Never one to censor his opinion, Cronin punched back – politely – at the organization that stole that first high-profile recruit this past summer. Former UCLA commit Daishen Nix signed a letter of intent with the Bruins before opting out of it to go play in the NBA’s G-League.
“All I would say is, let’s not act like we’re on the same team,” Cronin said of the NCAA and NBA. “College basketball has been a free farm system for 40 years for the NBA. And it is and will always be the best place for a younger player to develop. … I’m well aware that in midtown Manhattan (in the NBA office) they’re not real concerned with my opinion and that’s OK. I don’t think (NBA commissioner) Adam Silver is concerned. He works for 30 owners and they’re all capitalists, as they should be.
“… I’ve got nothing but love for Daishen, I wish him nothing but the best, but as far as the NBA, they’re worried about the NBA.”
Cronin’s stance highlights a change in the one-and-done era of the sport.
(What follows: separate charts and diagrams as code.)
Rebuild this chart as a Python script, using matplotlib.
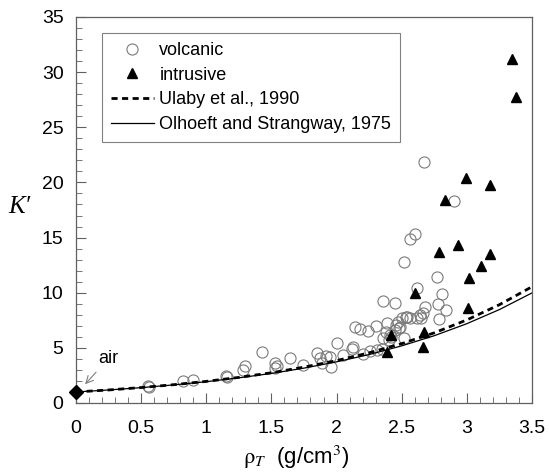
"""
Dielectric constant K' vs bulk density for volcanic and intrusive rocks
"""

import matplotlib
matplotlib.use("Agg")
import matplotlib.pyplot as plt
from matplotlib.ticker import MultipleLocator

plt.rcParams["font.family"] = ["Liberation Sans", "DejaVu Sans"]
plt.rcParams["mathtext.fontset"] = "stix"

# ── Data ─────────────────────────────────────────────────────────────────────
volc_rho = [0.55, 0.56, 0.82, 0.90, 1.15, 1.16, 1.28, 1.30, 1.43, 1.53, 1.53,
            1.54, 1.64, 1.74, 1.85, 1.87, 1.89, 1.92, 1.95, 1.96, 2.00, 2.05,
            2.12, 2.13, 2.14, 2.18, 2.20, 2.24, 2.26, 2.30, 2.31, 2.35, 2.36,
            2.36, 2.38, 2.39, 2.40, 2.41, 2.42, 2.45, 2.45, 2.46, 2.47, 2.48,
            2.49, 2.50, 2.52, 2.52, 2.53, 2.54, 2.56, 2.56, 2.60, 2.62, 2.62,
            2.64, 2.65, 2.66, 2.67, 2.68, 2.77, 2.78, 2.79, 2.81, 2.84, 2.90]
volc_k   = [1.55, 1.45, 2.02, 2.08, 2.45, 2.40, 2.99, 3.35, 4.65, 3.14, 3.60,
            3.35, 4.10, 3.44, 4.56, 4.10, 3.60, 4.26, 4.20, 3.30, 5.47, 4.35,
            4.87, 5.10, 6.92, 6.68, 4.44, 6.53, 4.70, 6.98, 4.80, 4.87, 9.28,
            5.87, 6.40, 7.22, 5.70, 6.20, 6.00, 6.62, 9.10, 7.07, 7.37, 6.77,
            6.90, 7.68, 12.78, 5.87, 7.83, 7.83, 14.84, 7.70, 15.32, 10.40, 7.68,
            7.98, 7.68, 8.19, 21.85, 8.73, 11.40, 8.98, 7.60, 9.88, 8.43, 18.34]

intr_rho = [2.39, 2.42, 2.60, 2.66, 2.67, 2.79, 2.83, 2.93, 2.99, 3.01,
            3.02, 3.11, 3.18, 3.18, 3.35, 3.38]
intr_k   = [4.59, 6.16, 9.94, 5.10, 6.47, 13.72, 18.40, 14.32, 20.37, 8.58,
            11.30, 12.42, 13.48, 19.76, 31.19, 27.77]

curve_rho = [0.0, 0.25, 0.5, 0.75, 1.0, 1.25, 1.5, 1.75, 2.0, 2.25, 2.5,
             2.75, 3.0, 3.25, 3.5]
ulaby_k   = [1.00, 1.18, 1.40, 1.66, 1.96, 2.32, 2.74, 3.25, 3.84, 4.55,
             5.38, 6.36, 7.53, 8.91, 10.54]
olhoeft_k = [1.00, 1.18, 1.39, 1.64, 1.93, 2.28, 2.68, 3.16, 3.73, 4.39,
             5.18, 6.10, 7.19, 8.47, 9.98]

air_rho = [0.0]
air_k   = [1.0]

# ── Plot ─────────────────────────────────────────────────────────────────────
fig = plt.figure(figsize=(5.49, 4.76), dpi=100)
ax = fig.add_axes([0.1384, 0.1534, 0.8306, 0.8109])

ax.plot(volc_rho, volc_k, "o", ms=8, mfc="none", mec="#7a7a7a", mew=0.8,
        label="volcanic")
ax.plot(intr_rho, intr_k, "^", ms=7.5, color="black", label="intrusive")
ax.plot(curve_rho, ulaby_k, color="black", lw=2, dashes=(2.2, 1.6),
        label="Ulaby et al., 1990")
ax.plot(curve_rho, olhoeft_k, color="black", lw=0.9,
        label="Olhoeft and Strangway, 1975")
ax.plot(air_rho, air_k, "D", ms=7, color="black", clip_on=False, zorder=5)

ax.annotate("air", xy=(0.07, 1.7), xytext=(0.17, 4.0), fontsize=13,
            va="center", ha="left",
            arrowprops=dict(arrowstyle="->", color="#808080", lw=0.8,
                            shrinkA=2, shrinkB=0))

ax.set_xlim(0, 3.5)
ax.set_ylim(0, 35)
ax.xaxis.set_major_locator(MultipleLocator(0.5))
ax.xaxis.set_minor_locator(MultipleLocator(0.1))
ax.yaxis.set_major_locator(MultipleLocator(5))
ax.yaxis.set_minor_locator(MultipleLocator(1))
ax.set_xticks([0, 0.5, 1, 1.5, 2, 2.5, 3, 3.5])
ax.set_xticklabels(["0", "0.5", "1", "1.5", "2", "2.5", "3", "3.5"])
ax.tick_params(which="both", direction="in", top=False, right=False,
               labelsize=14, color="#606060")
ax.tick_params(which="major", length=7)
ax.tick_params(axis="x", which="major", pad=12)
ax.tick_params(axis="y", which="major", pad=9)
ax.tick_params(which="minor", length=4)
for s in ax.spines.values():
    s.set_color("#606060")
    s.set_linewidth(0.9)

ax.set_xlabel(r"$\mathrm{\rho}_{T}$  (g/cm$^3$)", fontsize=16)
ax.xaxis.set_label_coords(0.482, -0.105)
ax.set_ylabel("K′", fontsize=18, rotation=0, va="center", ha="center",
              family="Liberation Serif", style="italic")
ax.yaxis.set_label_coords(-0.124, 0.508)

leg = ax.legend(loc="upper left", bbox_to_anchor=(0.056, 0.958), fontsize=13,
                frameon=True, fancybox=False, edgecolor="#606060",
                borderaxespad=0, handlelength=2.4, handletextpad=0.3,
                borderpad=0.5, labelspacing=0.42)
leg.get_frame().set_linewidth(0.8)

fig.savefig("out.png", dpi=100)
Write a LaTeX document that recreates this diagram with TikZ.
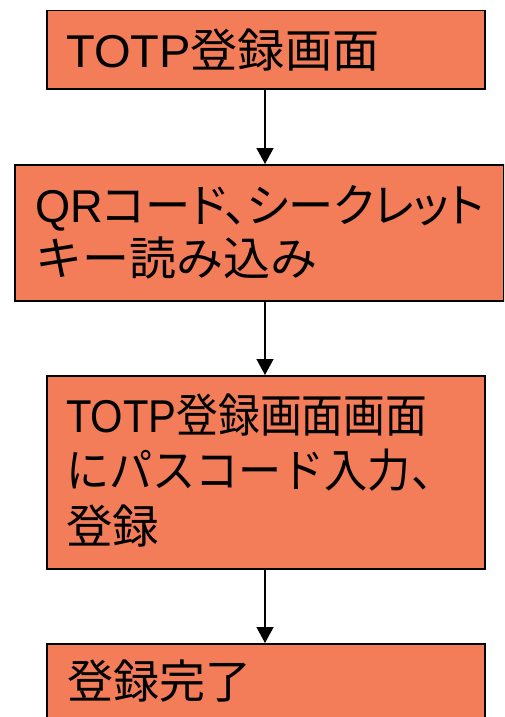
\documentclass[tikz,border=0pt]{standalone}
\usepackage{fontspec}
\usepackage{graphicx}
\setmainfont{Liberation Sans}
\newfontfamily\cjk{Noto Sans CJK JP}
\newfontfamily\cjkp[RawFeature=+palt]{Noto Sans CJK JP}
\usetikzlibrary{arrows.meta}
\definecolor{boxfill}{RGB}{243,124,89}
\tikzset{
  stepbox/.style={draw=black, line width=1.5pt, fill=boxfill, rectangle, inner sep=0pt, anchor=north west},
  lbl/.style={anchor=base west, inner sep=0pt, font=\fontsize{46pt}{56pt}\selectfont},
  flow/.style={draw=black, line width=1.3pt, -{Triangle[length=16pt,width=17pt]}}
}
\begin{document}
\begin{tikzpicture}[x=1pt,y=-1pt]
\useasboundingbox (0,0) rectangle (504,717);
\clip (0,0) rectangle (504,717);
% boxes
\node[stepbox, minimum width=438pt, minimum height=78pt] (b1) at (46,10) {};
\node[stepbox, minimum width=489pt, minimum height=136pt] (b2) at (14,164) {};
\node[stepbox, minimum width=438pt, minimum height=193pt] (b3) at (46,375) {};
\node[stepbox, minimum width=438pt, minimum height=100pt] (b4) at (46,643) {};
% texts
\node[lbl] (t1) at (66,67) {\resizebox{313pt}{\height}{TOTP{\cjk 登録画面}}};
\node[lbl] (t2a) at (35,222) {\resizebox{449pt}{\height}{QR{\cjkp コード、シークレット}}};
\node[lbl] (t2b) at (35,275) {\resizebox{282pt}{\height}{\cjk キー読み込み}};
\node[lbl] (t3a) at (66,432) {\resizebox{361pt}{\height}{TOTP{\cjk 登録画面画面}}};
\node[lbl] (t3b) at (66,487) {\resizebox{388pt}{\height}{\cjk にパスコード入力、}};
\node[lbl] (t3c) at (66,543) {\resizebox{93pt}{\height}{\cjk 登録}};
\node[lbl] (t4) at (67,698) {\resizebox{184pt}{\height}{\cjk 登録完了}};
% connectors
\coordinate (a1s) at (265,88);
\coordinate (a1e) at (265,164);
\coordinate (a2s) at (265,300);
\coordinate (a2e) at (265,375);
\coordinate (a3s) at (265,568);
\coordinate (a3e) at (265,643);
\draw[flow] (b1.south -| a1s) -- (b2.north -| a1e);
\draw[flow] (b2.south -| a2s) -- (b3.north -| a2e);
\draw[flow] (b3.south -| a3s) -- (b4.north -| a3e);
\end{tikzpicture}
\end{document}
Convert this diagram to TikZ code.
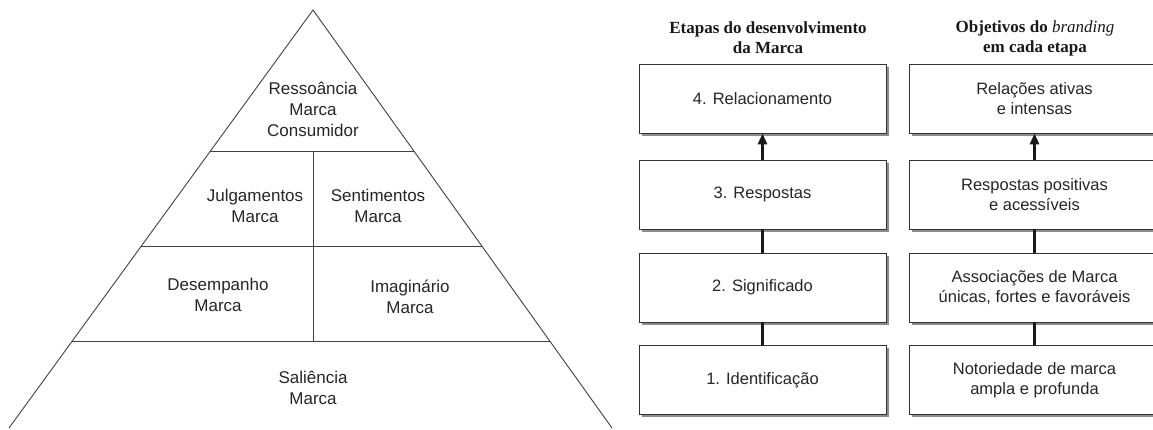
\documentclass[tikz,border=0pt]{standalone}
\usepackage{fontspec}
\setmainfont{Liberation Sans}
\newfontfamily\headfont{Liberation Serif}
\usetikzlibrary{arrows.meta,shadows,calc}
\begin{document}
\begin{tikzpicture}[x=1pt,y=-1pt,
  pyr/.style={draw=black!75, line width=0.9pt},
  pyrtext/.style={align=center, font=\fontsize{17}{21}\selectfont, text=black!85, inner sep=0pt},
  stagebox/.style={draw=black!80, line width=0.8pt, fill=white, minimum height=69pt, align=center,
    font=\fontsize{16.5}{20}\selectfont, text=black!85, inner sep=0pt,
    drop shadow={shadow xshift=2.5pt, shadow yshift=-2.5pt, fill=black!45, opacity=1}},
  lbox/.style={stagebox, minimum width=247pt},
  rbox/.style={stagebox, minimum width=251pt},
  heading/.style={align=center, font=\headfont\bfseries\fontsize{17}{20}\selectfont, text=black!90, inner sep=0pt},
  link/.style={line width=3pt, draw=black!90},
  uparrow/.style={link, -{Triangle[length=11pt,width=9pt]}}
]
\useasboundingbox (0,0) rectangle (1153,429);
\clip (0,0) rectangle (1153,429);
\fill[white] (0,0) rectangle (1153,429);

% ---------- pyramid ----------
\coordinate (apex) at (313,10);
\coordinate (bl) at (9,428);
\coordinate (br) at (612,428);
\coordinate (l1) at ($(apex)!0.3373!(bl)$);
\coordinate (r1) at ($(apex)!0.3373!(br)$);
\coordinate (l2) at ($(apex)!0.5646!(bl)$);
\coordinate (r2) at ($(apex)!0.5646!(br)$);
\coordinate (l3) at ($(apex)!0.7919!(bl)$);
\coordinate (r3) at ($(apex)!0.7919!(br)$);
\coordinate (m1) at (313,151);
\coordinate (m3) at (313,341);
\draw[pyr] (bl) -- (apex) -- (br);
\draw[pyr] (l1) -- (r1);
\draw[pyr] (l2) -- (r2);
\draw[pyr] (l3) -- (r3);
\draw[pyr] (m1) -- (m3);

\node[pyrtext] (res) at (313,109) {Ressoância\\Marca\\Consumidor};
\node[pyrtext] (jul) at (255,205.5) {Julgamentos\\Marca};
\node[pyrtext] (sen) at (378,205.5) {Sentimentos\\Marca};
\node[pyrtext] (des) at (218,295) {Desempanho\\Marca};
\node[pyrtext] (ima) at (410,297) {Imaginário\\Marca};
\node[pyrtext] (sal) at (313,388) {Saliência\\Marca};

% ---------- headings ----------
\node[heading] (h1) at (768,38) {Etapas do desenvolvimento\\da Marca};
\node[heading] (h2) at (1035,38) {Objetivos do {\mdseries\itshape branding}\\em cada etapa};

% ---------- stage boxes ----------
\node[lbox] (s4) at (762.5,98.5) {4. Relacionamento};
\node[lbox] (s3) at (762.5,194.5) {3. Respostas};
\node[lbox] (s2) at (762.5,287.5) {2. Significado};
\node[lbox] (s1) at (762.5,380) {1. Identificação};

\node[rbox] (o4) at (1034.5,98.5) {Relações ativas\\e intensas};
\node[rbox] (o3) at (1034.5,194.5) {Respostas positivas\\e acessíveis};
\node[rbox] (o2) at (1034.5,287.5) {Associações de Marca\\únicas, fortes e favoráveis};
\node[rbox] (o1) at (1034.5,380) {Notoriedade de marca\\ampla e profunda};

% ---------- connectors ----------
\draw[uparrow] (s3.north) -- (s4.south);
\draw[link] (s2.north) -- (s3.south);
\draw[link] (s1.north) -- (s2.south);
\draw[uparrow] (o3.north) -- (o4.south);
\draw[link] (o2.north) -- (o3.south);
\draw[link] (o1.north) -- (o2.south);
\end{tikzpicture}
\end{document}
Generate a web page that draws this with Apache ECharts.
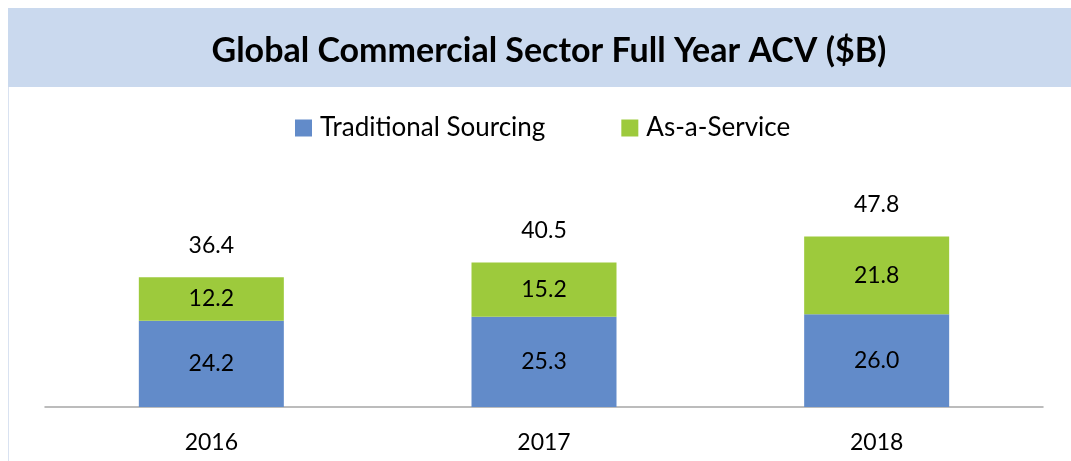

Several projected NBA lottery pick freshmen in this year’s March Madness – Oklahoma State’s Cade Cunningham, LSU’s Cameron Smith and USC’s Evan Mobley – offset a trend that saw four of the 247 Sports’ top 20 players in the class of 2020 go play professionally for a six-figure salary instead of playing in college. Cronin was quick to note that NCAA basketball is a far better path.
“The experience is second to none and I believe (NCAA hoops) is the best basketball development that somebody’s going to get,” Cronin said. “That’s just my belief. It doesn’t mean that I’m right. Everybody’s entitled to their opinion.”
The Bruins’ run has come amid a flurry of Pac-12 teams faring well in the NCAA Tournament as the mighty Big Ten — which had four top-two seeds and sent nine teams dancing — has struggled.
“At Cincinnati, I felt like I raised the Titanic. It was dead in every aspect,” said Cronin, who took the Bearcats to nine NCAA Tournaments in 13 seasons for a 296-147 record. “Not only was it buried, it was buried beneath the greatest conference — the 16-team Big East. In six years we went from last to playing for the title (in 2012). When you’re coaching in a league that’s like the NBA every night, it’s like the world is caving in on you. … that prepared me for this chapter I’m in now.”